Nessa exposição está sendo exibido parte de um projeto intitulado Oráculo Urutu, realizado em parceria com o fotógrafo Pedro Garcia, com arquétipos derivados de músicas, poesia, arte e literatura brasileiras. Um dos verbetes que inspirou a primeira tela pintada do oráculo ainda em 2019 e que empresta título a essa exposição se chama Esperança Equilibrista. Trata-se de uma referência direta à canção “O Bêbado e o Equilibrista” composta por Aldir Blanc e João Bosco durante o período ditatorial, e que serviu de hino do fim da repreensão. A música imortalizada pela voz de Elis Regina, fala sobre um porvir de liberdade mesmo em uma situação de violência institucionalizada. Em uma passagem há referência à viúva Maria, do operário Manuel Fiel Filho, e Clarice Herzog, do jornalista Vladimir Herzog, mortos pelos abusos da ditadura militar. Outros títulos familiares da cultura brasileira são “Meus inimigos estão no poder” de Cazuza, “Explode coração” de Gonzaguinha, “Oculta sendo voraz” de Linn da Quebrada, “Insubmissas lágrimas de mulheres” de Conceição Evaristo, entre outros.
Na mostra, a artista carioca apresenta uma outra série inédita, tratam-se dos Oratórios, obras-homenagens às mulheres ativistas que tiveram suas trajetórias interrompidas. Fato interessante é que a caravela de Pedro Álvares de Cabral em 1500, trazia um oratório em homenagem a Nossa Senhora da Esperança que foi utilizado nas primeiras missas no Brasil, e esperança também foi o que restou na Caixa de Pandora após a libertação de todos os males, e o mote inicial deste projeto da Kura, que tem título inspirado no mito grego.A exposição relembra mulheres que marcaram a história, como forma de relembrar suas trajetórias e não deixá-las cair em esquecimento. É o caso do oratório dedicado à memória das irmãs Minerva, Pátria e María Teresa Mirabal, conhecidas como “Las Mariposas”, que foram brutalmente assassinadas por serem oposição à ditadura vigente de Rafael Leónidas Trujillo em 1960, na República Dominicana, que tiveram seu carro interceptado e sua morte forjada. A história das irmãs, infelizmente, não é muito distante dos fatos recentes no Brasil, como o assassinato de Marielle Franco, vereadora pelo estado do Rio de Janeiro e defensora dos direitos humanos. Farsa também repetida no assassinato de Dorcelina Folador uma sem-terra, professora, artista plástica e prefeita de Mundo Novo no Mato-Grosso do Sul, que lutava pelas causas dos oprimidos e teve seu mandato interrompido por seu assassinato encomendado. Outras personagens históricas relembradas são Cláudia Jones, Comandanta Ramona, Juana Ramirez y Juana Raymundo, Filhas do Sol e Julietta Bastiolli.

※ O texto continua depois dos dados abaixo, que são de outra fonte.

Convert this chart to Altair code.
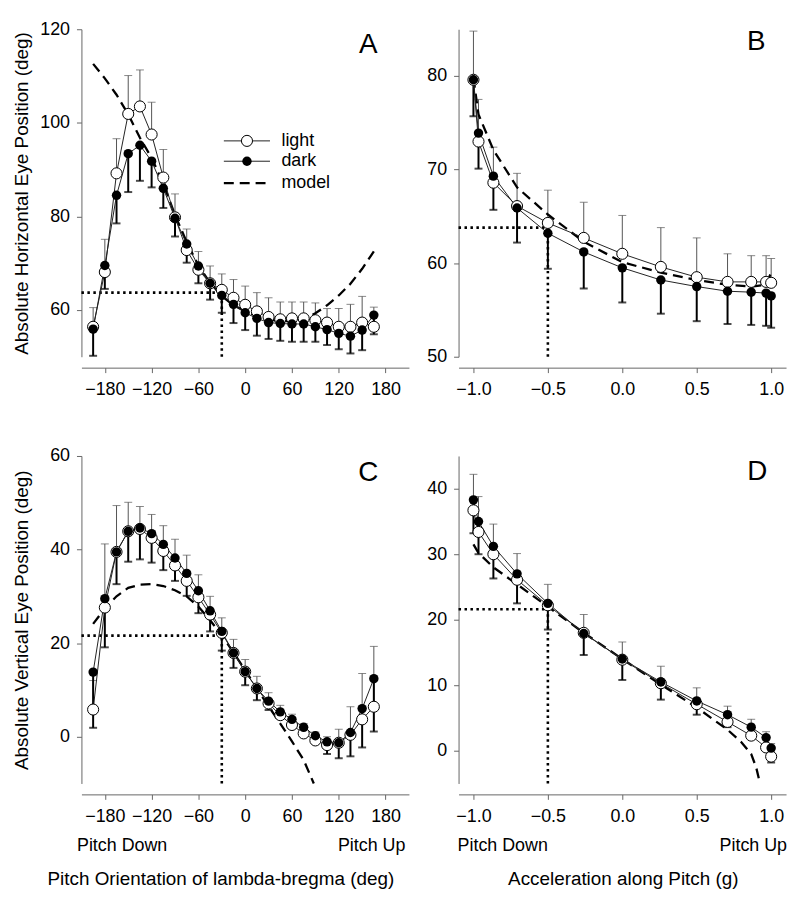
import altair as alt
import pandas as pd

FONT = "Liberation Sans"

# ---------------- Panel A : horizontal eye position vs pitch orientation ----------------
A_x = [-195, -180, -165, -150, -135, -120, -105, -90, -75, -60, -45, -30, -15,
       0, 15, 30, 45, 60, 75, 90, 105, 120, 135, 150, 165]
A_light = [56.4, 68.1, 89.2, 101.9, 103.5, 97.5, 88.3, 79.8, 72.8, 68.6, 65.7, 64.3, 62.6,
           61.1, 59.7, 58.5, 58.0, 58.2, 58.2, 57.8, 57.3, 56.4, 56.4, 57.3, 56.4]
A_light_hi = [60.5, 75.1, 96.6, 110.1, 111.3, 104.4, 94.3, 84.8, 77.3, 72.5, 69.4, 67.7, 66.5,
              65.1, 63.7, 62.6, 61.7, 61.7, 61.7, 61.5, 60.3, 60.3, 61.2, 62.9, 60.6]
A_dark = [55.9, 69.5, 84.5, 93.4, 95.2, 91.8, 86.0, 79.6, 74.1, 69.4, 65.7, 63.1, 61.2,
          59.4, 58.2, 57.3, 57.1, 57.0, 57.0, 56.4, 55.8, 55.0, 54.4, 55.7, 58.9]
A_dark_lo = [50.2, 64.5, 78.5, 85.2, 87.6, 86.2, 81.8, 75.7, 70.1, 65.7, 62.2, 59.4, 57.2,
             55.7, 54.5, 53.8, 53.4, 53.2, 53.2, 53.2, 52.5, 51.6, 50.7, 51.4, 54.8]
A_model_x = A_x
A_model = [112.6, 109.5, 106.0, 101.8, 96.8, 92.5, 87.0, 80.3, 74.5, 69.5, 65.8, 63.0, 61.0,
           59.7, 58.7, 58.0, 57.6, 57.6, 58.0, 59.3, 61.0, 63.1, 65.6, 68.8, 72.5]
A_ref = (-30, 63.7)

# ---------------- Panel B : horizontal eye position vs acceleration ----------------
B_x = [-1.0, -0.966, -0.866, -0.707, -0.5, -0.259, 0.0, 0.259, 0.5, 0.707, 0.866, 0.966, 1.0]
B_light = [79.6, 73.0, 68.6, 66.1, 64.3, 62.7, 61.0, 59.6, 58.5, 58.0, 58.0, 58.0, 57.9]
B_light_hi = [84.8, 77.5, 72.4, 69.6, 67.8, 66.5, 65.1, 63.8, 62.7, 61.0, 60.8, 60.8, 60.5]
B_dark = [79.6, 73.9, 69.3, 65.9, 63.2, 61.2, 59.5, 58.2, 57.5, 57.0, 56.9, 56.8, 56.5]
B_dark_lo = [75.7, 70.1, 65.7, 62.2, 59.4, 57.3, 55.8, 54.6, 53.8, 53.5, 53.4, 53.3, 53.1]
B_model_x = B_x
B_model = [79.8, 75.9, 72.1, 68.1, 65.2, 62.3, 60.1, 59.0, 58.2, 57.7, 57.5, 57.7, 59.0]
B_ref = (-0.5, 63.8)

# ---------------- Panel C : vertical eye position vs pitch orientation ----------------
C_x = A_x
C_light = [5.8, 27.6, 39.5, 43.9, 44.4, 42.5, 39.7, 36.6, 33.3, 29.8, 26.1, 22.2, 17.9,
           13.9, 10.3, 7.1, 4.6, 2.5, 0.7, -0.8, -1.8, -1.3, 0.4, 3.7, 6.4]
C_light_hi = [12.0, 41.2, 49.4, 50.1, 49.2, 47.5, 45.1, 42.2, 38.8, 34.6, 30.0, 25.4, 20.8,
              16.5, 12.9, 9.4, 6.7, 4.8, 2.8, 1.0, 0.0, 1.6, 6.4, 13.5, 19.3]
C_dark = [13.8, 29.5, 39.5, 43.9, 44.6, 43.4, 41.1, 38.2, 34.9, 31.2, 26.9, 22.5, 17.9,
          13.9, 10.3, 7.6, 5.3, 3.7, 2.0, 0.2, -1.1, -1.3, 0.9, 6.0, 12.4]
C_dark_lo = [1.9, 19.1, 32.6, 37.4, 37.9, 37.2, 35.6, 33.3, 30.1, 26.4, 22.5, 18.4, 14.7,
             11.0, 7.8, 5.7, 3.9, 2.5, 0.7, -1.4, -3.7, -4.6, -4.2, -2.3, 1.1]
C_model_x = [-195, -180, -165, -150, -135, -120, -105, -90, -75, -60, -45, -30, -15,
             0, 15, 30, 45, 60, 75, 88]
C_model = [24.1, 27.4, 30.0, 31.8, 32.5, 32.6, 32.2, 31.3, 30.0, 27.8, 24.9, 21.6, 18.0,
           14.2, 10.3, 6.5, 2.8, -1.0, -5.0, -10.0]
C_ref = (-30, 21.6)

# ---------------- Panel D : vertical eye position vs acceleration ----------------
D_x = B_x
D_light = [36.7, 33.4, 30.0, 26.1, 22.2, 18.0, 13.9, 10.3, 7.1, 4.4, 2.3, 0.5, -0.9]
D_light_hi = [42.2, 38.8, 34.6, 30.1, 25.4, 20.8, 16.6, 12.9, 9.6, 6.8, 4.8, 2.9, 1.1]
D_dark = [38.3, 35.0, 31.2, 27.0, 22.5, 17.9, 14.0, 10.5, 7.6, 5.5, 3.6, 2.0, 0.4]
D_dark_lo = [33.2, 30.0, 26.3, 22.5, 18.5, 14.6, 10.8, 7.8, 5.5, 3.6, 2.0, 0.3, -1.8]
D_model_x = [-1.0, -0.966, -0.866, -0.707, -0.5, -0.259, 0.0, 0.259, 0.5, 0.707, 0.8, 0.866, 0.9, 0.925]
D_model = [31.5, 30.2, 28.0, 25.4, 22.0, 18.0, 14.0, 10.1, 6.6, 3.2, 1.3, -0.5, -2.6, -5.0]
D_ref = (-0.5, 21.6)

# ---------------- Axes / labels ----------------
ANGLE_TICKS = [-180, -120, -60, 0, 60, 120, 180]
ACC_TICKS = [-1.0, -0.5, 0.0, 0.5, 1.0]
A_YTICKS = [60, 80, 100, 120]
B_YTICKS = [50, 60, 70, 80]
C_YTICKS = [0, 20, 40, 60]
D_YTICKS = [0, 10, 20, 30, 40]
LEGEND_LABELS = ["light", "dark", "model"]
W, H = 330, 330


def panel(x, light, light_hi, dark, dark_lo, mx, my, ref, xdom, ydom, xticks, yticks,
          xfmt, ytitle, letter, letter_xy, legend=False, bottom=None):
    df = pd.DataFrame({"x": x, "light": light, "light_hi": light_hi,
                       "dark": dark, "dark_lo": dark_lo})
    mdf = pd.DataFrame({"x": mx, "y": my})
    xs = alt.Scale(domain=xdom, nice=False, zero=False)
    ys = alt.Scale(domain=ydom, nice=False, zero=False)
    xaxis = alt.Axis(values=xticks, format=xfmt, title=None, offset=11)
    if ytitle:
        yaxis = alt.Axis(values=yticks, title=ytitle, titleX=-60, titleY=H / 2,
                         titleAngle=-90, titleBaseline="middle", titleAlign="center")
    else:
        yaxis = alt.Axis(values=yticks, title=None)
    X = alt.X("x:Q", scale=xs, axis=xaxis)

    refdf_h = pd.DataFrame({"x": [xdom[0]], "x2": [ref[0]], "y": [ref[1]]})
    refdf_v = pd.DataFrame({"x": [ref[0]], "y": [ydom[0]], "y2": [ref[1]]})
    dot = dict(strokeDash=[2.5, 3.5], strokeWidth=2.6, color="black")
    ref_h = alt.Chart(refdf_h).mark_rule(**dot).encode(
        x=X, x2="x2:Q", y=alt.Y("y:Q", scale=ys, axis=yaxis))
    ref_v = alt.Chart(refdf_v).mark_rule(**dot).encode(
        x=X, y=alt.Y("y:Q", scale=ys, axis=yaxis), y2="y2:Q")

    model = alt.Chart(mdf).mark_line(strokeDash=[10, 6], strokeWidth=2.3, color="black").encode(
        x=X, y=alt.Y("y:Q", scale=ys, axis=yaxis))

    base = alt.Chart(df)
    Yl = alt.Y("light:Q", scale=ys, axis=yaxis)
    Yd = alt.Y("dark:Q", scale=ys, axis=yaxis)
    err_l = base.mark_rule(color="#555555", strokeWidth=1).encode(x=X, y=Yl, y2="light_hi:Q")
    cap_l = base.mark_tick(orient="horizontal", size=8, thickness=1, color="#555555").encode(
        x=X, y=alt.Y("light_hi:Q", scale=ys, axis=yaxis))
    err_d = base.mark_rule(color="black", strokeWidth=2).encode(x=X, y=Yd, y2="dark_lo:Q")
    cap_d = base.mark_tick(orient="horizontal", size=8, thickness=2, color="black").encode(
        x=X, y=alt.Y("dark_lo:Q", scale=ys, axis=yaxis))
    line_l = base.mark_line(color="#222222", strokeWidth=1).encode(x=X, y=Yl)
    line_d = base.mark_line(color="#222222", strokeWidth=1).encode(x=X, y=Yd)
    pts_l = base.mark_point(shape="circle", filled=True, fill="white", stroke="black",
                            strokeWidth=1, size=125, opacity=1).encode(x=X, y=Yl)
    pts_d = base.mark_circle(size=90, color="black", opacity=1).encode(x=X, y=Yd)

    letter_df = pd.DataFrame({"t": [letter]})
    let = alt.Chart(letter_df).mark_text(fontSize=28, font=FONT, align="center",
                                         baseline="middle").encode(
        text="t:N", x=alt.value(letter_xy[0]), y=alt.value(letter_xy[1]))

    layers = [ref_h, ref_v, err_l, cap_l, err_d, cap_d, model, line_l, line_d, pts_l, pts_d, let]

    if legend:
        rows_y = [112.5, 133, 155]
        for lab, yy in zip(LEGEND_LABELS, rows_y):
            one = pd.DataFrame({"t": [lab]})
            c1 = alt.Chart(one)
            if lab == "model":
                layers.append(c1.mark_rule(strokeDash=[10, 6], strokeWidth=2.3, color="black").encode(
                    x=alt.value(143.5), x2=alt.value(190), y=alt.value(yy)))
            else:
                layers.append(c1.mark_rule(strokeWidth=1, color="#222222").encode(
                    x=alt.value(143.5), x2=alt.value(190), y=alt.value(yy)))
                if lab == "light":
                    layers.append(c1.mark_point(shape="circle", filled=True, fill="white",
                                                stroke="black", strokeWidth=1, size=125,
                                                opacity=1).encode(
                        x=alt.value(166.8), y=alt.value(yy)))
                else:
                    layers.append(c1.mark_circle(size=90, color="black", opacity=1).encode(
                        x=alt.value(166.8), y=alt.value(yy)))
            layers.append(c1.mark_text(fontSize=18, font=FONT, align="left",
                                       baseline="middle").encode(
                text="t:N", x=alt.value(201.5), y=alt.value(yy)))

    if bottom:
        left_lab, right_lab, title, lx, rx, tx = bottom
        layers.append(alt.Chart(pd.DataFrame({"t": [left_lab]})).mark_text(
            fontSize=18, font=FONT, align="left", baseline="middle").encode(
            text="t:N", x=alt.value(lx), y=alt.value(393)))
        layers.append(alt.Chart(pd.DataFrame({"t": [right_lab]})).mark_text(
            fontSize=18, font=FONT, align="right", baseline="middle").encode(
            text="t:N", x=alt.value(rx), y=alt.value(393)))
        layers.append(alt.Chart(pd.DataFrame({"t": [title]})).mark_text(
            fontSize=19, font=FONT, align="center", baseline="middle").encode(
            text="t:N", x=alt.value(tx), y=alt.value(426)))

    return alt.layer(*layers).properties(width=W, height=H)


pA = panel(A_x, A_light, A_light_hi, A_dark, A_dark_lo, A_model_x, A_model, A_ref,
           [-210, 210], [50, 120], ANGLE_TICKS, A_YTICKS, "d",
           "Absolute Horizontal Eye Position (deg)", "A", (289, 16), legend=True)
pB = panel(B_x, B_light, B_light_hi, B_dark, B_dark_lo, B_model_x, B_model, B_ref,
           [-1.1, 1.1], [50, 85], ACC_TICKS, B_YTICKS, ".1f", None, "B", (300, 13))
pC = panel(C_x, C_light, C_light_hi, C_dark, C_dark_lo, C_model_x, C_model, C_ref,
           [-210, 210], [-10, 60], ANGLE_TICKS, C_YTICKS, "d",
           "Absolute Vertical Eye Position (deg)", "C", (289, 17),
           bottom=("Pitch Down", "Pitch Up", "Pitch Orientation of lambda-bregma (deg)",
                   -4.5, 326.5, 140.5))
pD = panel(D_x, D_light, D_light_hi, D_dark, D_dark_lo, D_model_x, D_model, D_ref,
           [-1.1, 1.1], [-5, 45], ACC_TICKS, D_YTICKS, ".1f", None, "D", (301, 16),
           bottom=("Pitch Down", "Pitch Up", "Acceleration along Pitch (g)",
                   -1, 331, 166))

chart = alt.concat(pA, pB, pC, pD, columns=2,
                   spacing={"row": 100, "column": 50},
                   bounds="flush").properties(
    padding={"left": 5, "top": 9, "right": 5, "bottom": 5},
    background="white",
).configure_view(stroke=None).configure_axis(
    labelFont=FONT, titleFont=FONT, labelFontSize=18, titleFontSize=19,
    titleFontWeight="normal", labelColor="black", titleColor="black",
    domainColor="#666666", tickColor="#666666", tickSize=5, grid=False,
).configure_axisX(labelPadding=8).configure_axisY(labelPadding=7)

chart.save("out.html", embed_options={"renderer": "svg", "actions": False})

Um biombo em quatro partes frente-e-verso abre a exposição e também a encerra, com referências de um lado ao 2 de copas, que significa harmonia nos relacionamentos, é um bom sinal para uma nova sociedade. Já no verso, o Arcano XXI, O Mundo, que representa o fim de um ciclo e preparação para um novo começo, é o desfecho da viagem arquetípica iniciada pelo arcano sem número, o Louco. Ficando um convite a revermos nossas relações, posicionamentos e tentarmos viver neste mundo pós-pandêmico de uma forma mais respeitosa e harmônica.
Texto curatorial de Ademar Britto Junior.